Monday, Nov. 25, 1996

COFFEE, TEA--WAS IT ME?

By CALVIN TRILLIN

Any number of airline flights now include no food service at all. Flying from Chicago to Buffalo on one of them last week, I had to face the fact that I might have somehow been responsible for this policy. In analyzing this matter, I was trying to be absolutely honest with myself, which isn't that easy to do if all you've had to eat since breakfast is 11 fat-free pretzels.

It's perfectly possible, I reminded myself, that at some point in my past air travels, as I poked at the sort of dinner that might have caused rioting in the mess hall of a Third World prison, I said, "If this is the sort of food they're going to serve on this airline, I'd just as soon they skip it altogether."

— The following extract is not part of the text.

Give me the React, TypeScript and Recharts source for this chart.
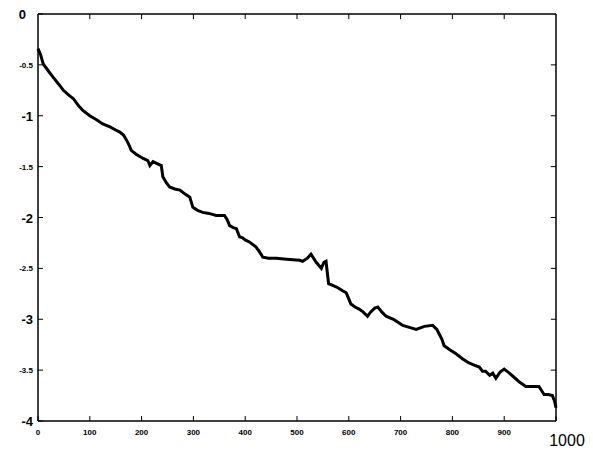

Could this remark have been made? Could a flight attendant, bending close to deposit a piece of spandex chicken on the tray of a nearby traveler, have overheard? Could she have passed the word along to her superiors? Could this have been used by the airline barons as an excuse for airlines to haul people from Philadelphia to Boston without a morsel?

If so, I had to face up to what I might have wrought. It was possible that some completely innocent sales rep, flying from New York to Chicago as part of an unsung but fundamentally noble effort to support his deserving family, was suffering agonizing hunger pangs because I had made an offhand remark in an uncharacteristic moment of revulsion.

"We are all responsible for our actions," I muttered, causing the man next to me to edge away a bit toward the window.

In my defense, I'd like to say that I don't specifically remember saying that I'd prefer no food at all to airline grub. I'd also like to say that these days a huge American corporation such as an airline would be expected to base its decisions on extensive customer surveys rather than an offhand remark by one disgruntled passenger--particularly a disgruntled passenger who has a history of complaining about the food served on airplanes.

Yes, I have a history. About 20 years ago, on a flight from O'Hare to LaGuardia, I absentmindedly poured my salad dressing into my coffee and doused my salad with nondairy creamer. What I later complained about publicly was that until a kindly regional auditor who was sitting next to me drew the mistake to my attention, I had been consuming my meal without noticing the difference.

Everybody does surveys now before making decisions of any importance at all, even if the answers could easily be predicted by an alert 10-year-old. Witness the recently concluded presidential campaign. In TIME's postelection campaign narrative, it was reported that the White House pollsters took a survey to determine what Bill Clinton should say he was building a bridge to--one option being "Building a Bridge to a Second Term."

People actually got paid, that is, for taking a survey to decide that "Building a Bridge to the 21st Century" has more of a ring to it than "Building a Bridge to a Second Term." When you think about that, it's a wonder those Indonesians didn't ask for their money back.

There's no reason to believe an airline would be less thorough than the Clinton campaign. The question that needed answering was essentially the same: How little can you give your core constituency without causing a squawk? I was definitely not surveyed. Someone else must have said that he'd be willing to lunch on 11 fat-free pretzels. I might be blameless after all.